これは信頼の原則でいう「20キロちょっとの速度超過を予見する注意義務」で検討した結果とし、被告人に有利に実勢右折速度(33キロちょっと)で検討した結果。
右折時には徐行義務がありますが、被告人に有利に解してもこうなる。

 

ところで、似たような事例が福岡高裁 令和3年4月14日判決にありまして。
同じく右折車が被告人ですが、対向直進車が約110キロだったとして信頼の原則が適用されるべきと主張。

 

福岡高裁は被告人が右折を開始した際の両者の位置関係が50mだったことを指摘し、信頼の原則でいう「+20キロ(この場合は70キロ)」でも事故が起きていたと指摘。
信頼の原則は「対向車が通常想定される速度で進行していれば安全に右折することが可能だった場合に限られる」とし、通常想定すべき注意すら払わず右折したことから有罪に。

 

要は信頼の原則を持ち出す以前の問題だと指摘している。

 

札幌地裁の事案は控訴審判決待ちなのでまだわからないにしても、この事実関係だと変わらない可能性が高い(なお被告人と検察官で基本的な事実に争いはない)。

 

ところで札幌地裁の事例は、被告人の主張をベースにした報道内容と、明らかに違法な速度の白バイだったことも相まって「冤罪事案?」という世論が形成された。
推定無罪だからおかしな報道はできないにしても、一審で認定された事実は報道すべきだったのかも。

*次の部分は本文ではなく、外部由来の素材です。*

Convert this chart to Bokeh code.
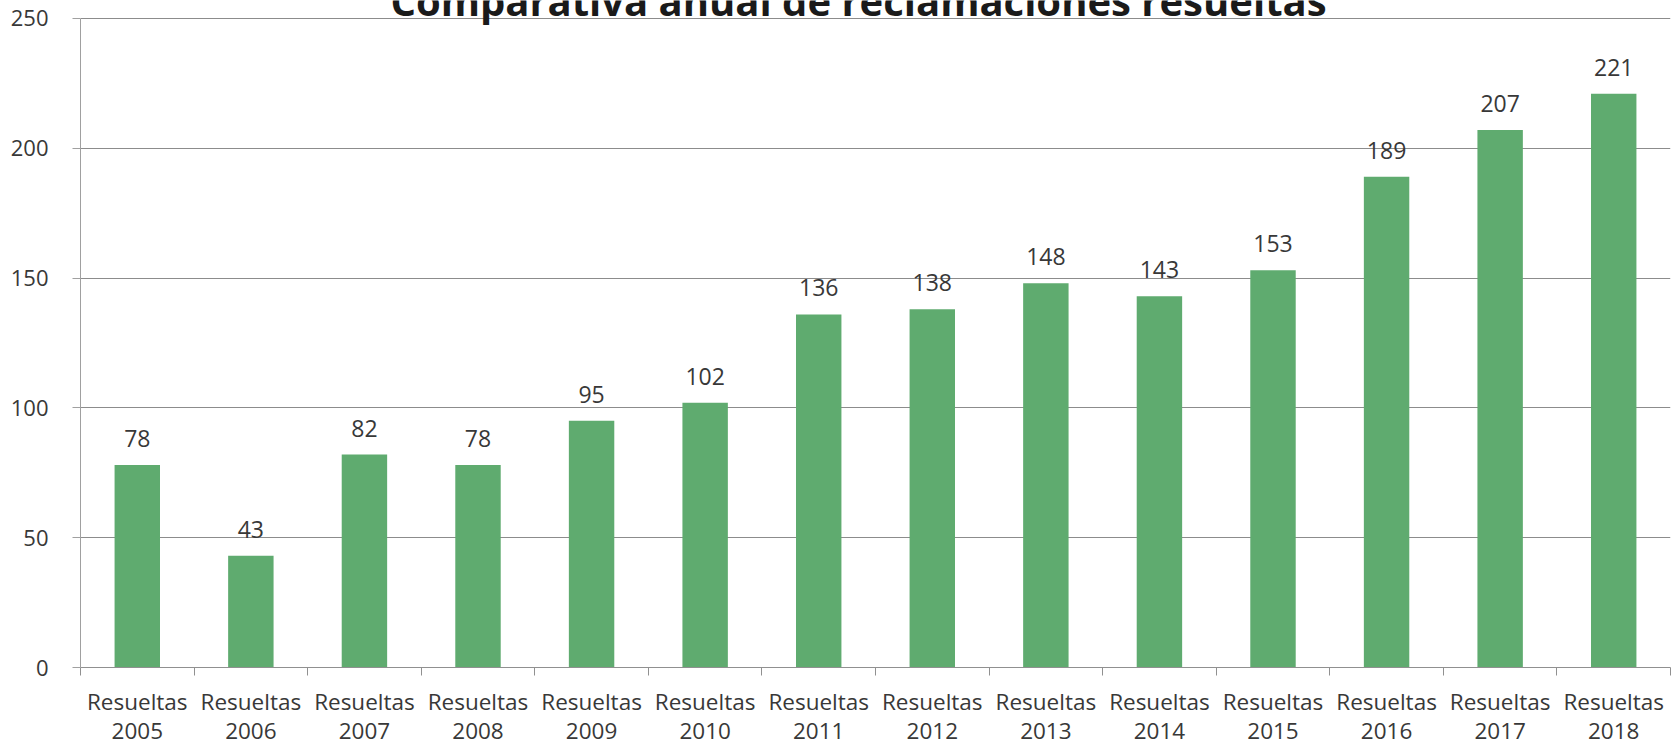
from bokeh.plotting import figure
from bokeh.models import ColumnDataSource, Range1d, FixedTicker, LabelSet, Label
from bokeh.core.properties import value
from bokeh.embed import file_html
from bokeh.resources import INLINE

title_text = "Comparativa anual de reclamaciones resueltas"
prefix = "Resueltas"
years = ["2005", "2006", "2007", "2008", "2009", "2010", "2011",
         "2012", "2013", "2014", "2015", "2016", "2017", "2018"]
values = [78, 43, 82, 78, 95, 102, 136, 138, 148, 143, 153, 189, 207, 221]
y_ticks = [0, 50, 100, 150, 200, 250]

n = len(years)
centers = [i + 0.5 for i in range(n)]
edges = list(range(n + 1))

src = ColumnDataSource(dict(x=centers, top=values, lab=[str(v) for v in values]))

# frame reaches the top of the canvas so the (cut-off) title can show above the 250 line
p = figure(width=1672, height=748, output_backend="svg", toolbar_location=None,
           x_range=Range1d(0, n), y_range=Range1d(0, 250 + 18 / 2.6),
           min_border_left=80, min_border_right=2, min_border_top=0, min_border_bottom=80)
p.outline_line_color = None
p.background_fill_color = "white"

p.vbar(x="x", top="top", width=0.4, bottom=0, source=src,
       fill_color="#5fab6f", line_color=None)

labels = LabelSet(x="x", y="top", text="lab", source=src, text_align="center",
                  text_baseline="alphabetic", y_offset=18, text_font=value("Open Sans"),
                  text_font_size="23px", text_color="#383838")
p.add_layout(labels)

# axes
xa = p.xaxis[0]
xa.ticker = FixedTicker(ticks=centers, minor_ticks=edges)
xa.major_label_overrides = {c: f"{prefix}\n{y}" for c, y in zip(centers, years)}
xa.major_tick_line_color = None
xa.minor_tick_in = 0
xa.minor_tick_out = 8
xa.minor_tick_line_color = "#909090"
xa.axis_line_color = "#909090"
xa.major_label_text_font = "Open Sans"
xa.major_label_text_font_size = "22.5px"
xa.major_label_text_color = "#383838"
xa.major_label_text_line_height = 0.95
xa.major_label_standoff = 10

ya = p.yaxis[0]
ya.ticker = FixedTicker(ticks=y_ticks)
ya.bounds = (0, 250)
ya.minor_tick_line_color = None
ya.major_tick_in = 0
ya.major_tick_out = 8
ya.major_tick_line_color = "#a0a0a0"
ya.axis_line_color = "#a0a0a0"
ya.major_label_text_font = "Open Sans"
ya.major_label_text_font_size = "22px"
ya.major_label_text_color = "#383838"
ya.major_label_standoff = 24

p.xgrid.grid_line_color = None
p.ygrid.ticker = FixedTicker(ticks=y_ticks)
p.ygrid.grid_line_color = "#8c8c8c"
p.ygrid.grid_line_width = 1

title = Label(x=6.85, y=256.9, text=title_text, text_align="center",
              text_baseline="alphabetic", text_font="Open Sans",
              text_font_style="bold", text_font_size="40px", text_color="#1a1a1a")
p.add_layout(title)

open("out.html", "w").write(file_html(p, INLINE))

というのも、世論は「そんなの白バイが悪い」に傾いてますが、ざっくりいえば「右折車の右折方法と安全確認に問題があり、かつ、白バイの著しい速度超過も問題」。
刑事は「どっちが悪いか?」ではなく被告人に過失があるか?が問われるだけなので…

 

そもそも、なぜか「高知白バイ事故」と結びつける人がいてびっくりするけど、高知白バイ事故は「白バイの速度超過と、被告人車が止まっていたという事実が認定されなかったこと」が問題。
苫小牧事故は事実に争いはなく、法律解釈の問題。

 

共通点は「被害者が白バイ」というだけなのよね。

 

マスコミの報道から争点が「時速118キロは予見可能か?回避可能か?」にあるように見えましたが、本当の論点はそこではなかった事案なので、マスコミ報道は一歩引いて見たほうがいいのかもしれません。
結局、裁判で大事なのは事実認定がどうなのかなので、事実認定を見ないとわからない典型例かも。